Perry is a primary sponsor, along with representative Dustin Burrows, of Senate Bill 601, whose title states, “Relating to the creation and activities of the Texas Produced Water Consortium.”
Explained Perry, a CPA in private life, “It’s charging us to bring stakeholder groups, environmental groups, anybody that’s impacted by fresh water supply conversations” together to study produced water as a potential water source for other use in a historically dry area.”
Quoting statistics showing that since 2009 the state’s oil and gas industry had handled more than 27 million acre-feet of produced water, he said, “That’s too big of an opportunity for a water source, potentially,” to be ignored, he said. The bill passed into law in June 2021 and took effect immediately.

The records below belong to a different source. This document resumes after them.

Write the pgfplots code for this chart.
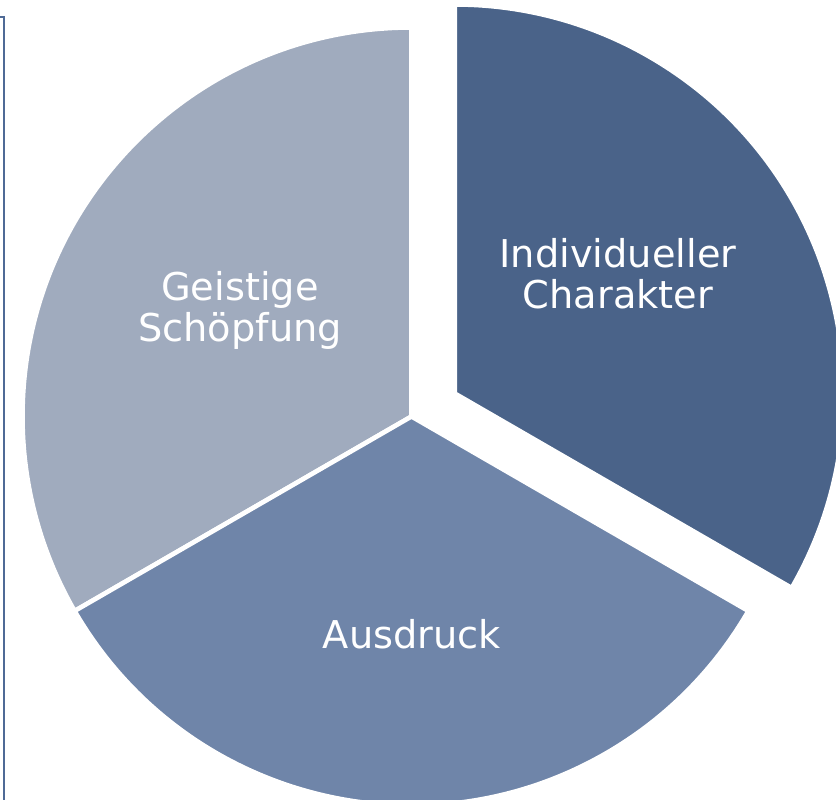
\documentclass[border=0pt]{standalone}
\usepackage{pgfplots}
\usepackage{pgfplotstable}
\usetikzlibrary{calc}
\usepackage{fontspec}
\setmainfont{DejaVu Sans}
\pgfplotsset{compat=1.18}
\definecolor{cLight}{HTML}{A0ABBE}
\definecolor{cMid}{HTML}{6F85A9}
\definecolor{cDark}{HTML}{4A6389}
\definecolor{cFrame}{HTML}{4F6A96}
\pgfplotstableread{
label value
Geistige 1
Ausdruck 1
Individueller 1
}\piedata
\begin{document}
\begin{tikzpicture}
\pgfplotstablegetelem{0}{value}\of\piedata \pgfmathsetmacro\va{\pgfplotsretval}
\pgfplotstablegetelem{1}{value}\of\piedata \pgfmathsetmacro\vb{\pgfplotsretval}
\pgfplotstablegetelem{2}{value}\of\piedata \pgfmathsetmacro\vc{\pgfplotsretval}
\pgfmathsetmacro\tot{\va+\vb+\vc}
\pgfmathsetmacro\aA{90}
\pgfmathsetmacro\aB{\aA+360*\va/\tot}
\pgfmathsetmacro\aC{\aB+360*\vb/\tot}
\pgfmathsetmacro\aD{\aC+360*\vc/\tot}
\pgfmathsetmacro\aMid{(\aC+\aD)/2}
\begin{axis}[
  scale only axis, x=0.1mm, y=0.1mm,
  xmin=0, xmax=836, ymin=0, ymax=800,
  hide axis, clip=true,
]
\addplot[draw=none] coordinates {(0,0) (836,800)};
% slices
\fill[cLight, draw=white, line width=1.3pt]
  (axis cs:411.5,383.5) -- ++(\aA:38.9mm) arc[start angle=\aA, end angle=\aB, radius=38.9mm] -- cycle;
\fill[cMid, draw=white, line width=1.3pt]
  (axis cs:411.5,383.5) -- ++(\aB:38.9mm) arc[start angle=\aB, end angle=\aC, radius=38.9mm] -- cycle;
\fill[cDark, draw=white, line width=1.3pt]
  ($(axis cs:411.5,381.5)+(\aMid:5mm)$) -- ++(\aC:38.9mm) arc[start angle=\aC, end angle=\aD, radius=38.9mm] -- cycle;
% frame line at left
\addplot[cFrame, line width=0.75pt] coordinates {(0,783) (4,783) (4,0)};
% labels
\node[text=white, align=center, inner sep=0pt, font=\fontsize{10.9pt}{11.67pt}\selectfont] at (axis cs:618,526) {Individueller\\Charakter};
\node[text=white, align=center, inner sep=0pt, font=\fontsize{10.9pt}{11.67pt}\selectfont] at (axis cs:240,489.5) {Geistige\\Schöpfung};
\node[text=white, align=center, inner sep=0pt, font=\fontsize{10.9pt}{11.67pt}\selectfont] at (axis cs:412,166) {Ausdruck};
\end{axis}
\pgfresetboundingbox
\useasboundingbox (current axis.south west) rectangle (current axis.north east);
\end{tikzpicture}
\end{document}
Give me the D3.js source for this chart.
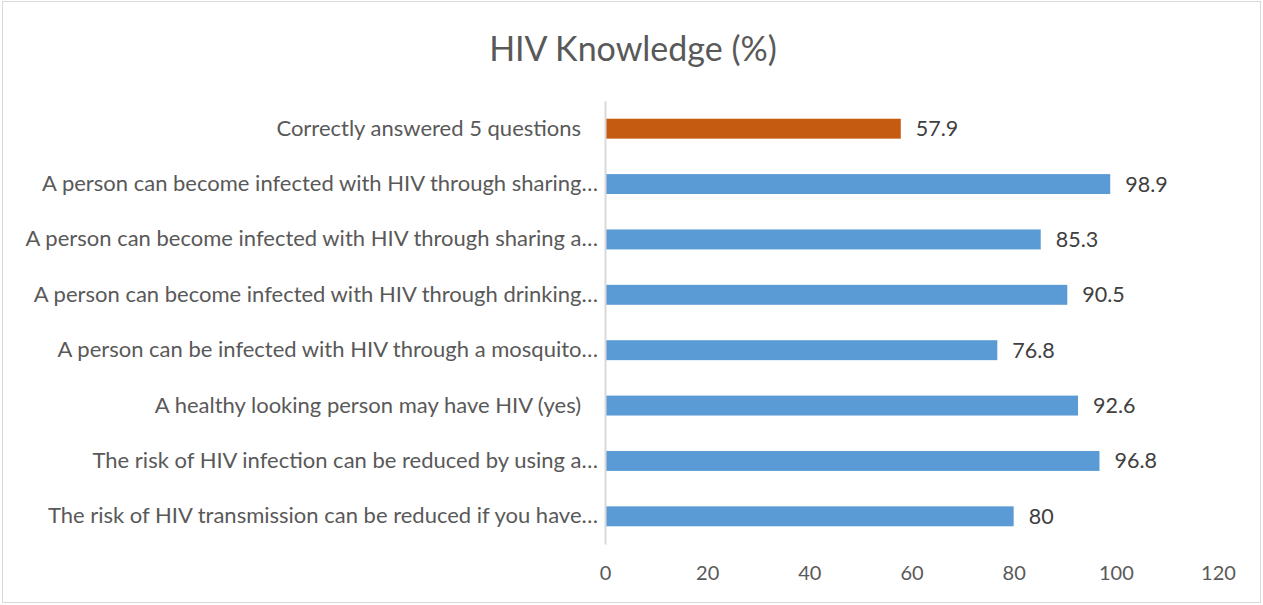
<!DOCTYPE html>
<html><head><meta charset="utf-8">
<script src="https://cdn.jsdelivr.net/npm/d3@7"></script>
<style>body{margin:0;background:#fff;}svg{display:block;font-family:Lato,"Open Sans",sans-serif;}</style>
</head><body>
<svg id="c" width="1263" height="605"></svg>
<script>
const categories = [
  "Correctly answered 5 questions   ",
  "A person can become infected with HIV through sharing…",
  "A person can become infected with HIV through sharing a…",
  "A person can become infected with HIV through drinking…",
  "A person can be infected with HIV through a mosquito…",
  "A healthy looking person may have HIV (yes)   ",
  "The risk of HIV infection can be reduced by using a…",
  "The risk of HIV transmission can be reduced if you have…"
];
const values = [57.9, 98.9, 85.3, 90.5, 76.8, 92.6, 96.8, 80];
const highlight = [true, false, false, false, false, false, false, false];
const xTicks = [0, 20, 40, 60, 80, 100, 120];
const title = "HIV Knowledge (%)";

const svg = d3.select("#c");
svg.append("rect").attr("x",2.5).attr("y",1.5).attr("width",1258).attr("height",601)
  .attr("fill","#fff").attr("stroke","#d9d9d9");

svg.append("text").attr("x",633).attr("y",47).attr("text-anchor","middle")
  .attr("dominant-baseline","central").attr("font-size",34).attr("fill","#595959").text(title);

const x = d3.scaleLinear().domain([0,120]).range([605,1218]);
const y = d3.scaleBand().domain(categories).range([101,544]).paddingInner(0.64).paddingOuter(0.32);

const g = svg.append("g");
g.selectAll("rect.bar").data(values).join("rect").attr("class","bar")
  .attr("x", x(0)).attr("y",(d,i)=>y(categories[i]))
  .attr("width", d=>x(d)-x(0)).attr("height", y.bandwidth())
  .attr("fill",(d,i)=>highlight[i] ? "#c55a11" : "#5b9bd5");

g.selectAll("text.val").data(values).join("text").attr("class","val")
  .attr("x", d=>x(d)+15).attr("y",(d,i)=>y(categories[i])+y.bandwidth()/2)
  .attr("dy","0.35em").attr("font-size",21.5).attr("fill","#404040").text(d=>d);

// y axis
const ya = svg.append("g").attr("transform",`translate(${x(0)},0)`)
  .call(d3.axisLeft(y).tickSize(0).tickPadding(7));
ya.select(".domain").attr("stroke","#d9d9d9").attr("stroke-width",2);
ya.selectAll("text").attr("font-size",22).attr("fill","#595959").attr("font-family","Lato")
  .style("white-space","pre");

// x axis (labels only)
const xa = svg.append("g").attr("transform","translate(0,544)")
  .call(d3.axisBottom(x).tickValues(xTicks).tickSize(0).tickPadding(22));
xa.select(".domain").remove();
xa.selectAll("text").attr("font-size",20).attr("fill","#595959").attr("font-family","Lato");
</script>
</body></html>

He listed three main goals for SB 601.
Its first goal is to determine whether technology currently exists that is capable of treating produced water enough to make it a potable water source. “If not, what’s the next best use for it, be it ag or other?”
Noting that he believes the technology itself does exist, the second goal of the bill is to encourage industry to find an economic model making such technology cost-effective. “What would be the cost-recovery model, how would that look, and what would it be able to do?” he asked.
The third goal is to learn if such water would be distributable to appropriate end users. “Is there a network of pipelines and recharge zones and things like that, that could actually move it down a river basin for other state uses down south or move it into a potable water aquifer that cities and municipalities in West Texas already pull from? This is what I expect a report to give me clarity on.”
The research has been put under the oversight of Texas Tech, in Perry’s hometown of Lubbock. Its scheduled report date is August of 2022, timed to give Perry and other legislators opportunity to evaluate the findings to determine possible next steps available to the 2023 session of the legislature. He hopes the report will provide “The basis for a bigger, broader conversation.”
Whatever that research suggests, Perry shares Bennet’s concern about getting all pertinent regulators on the same page. “It’s not going to come without constant legal battles and embroilment,” he said. Especially under the current administration.
Poet Samuel Taylor Coleridge, in his “Ryme of the Ancient Mariner,” could have described the current produced water conundrum:
“Water, water, everywhere, and not a drop to drink.”
In 2022, more and more industry groups, think tanks, and regulators will be trying to change that for the better. Movers and shakers are realizing that the ground is already moving and shaking.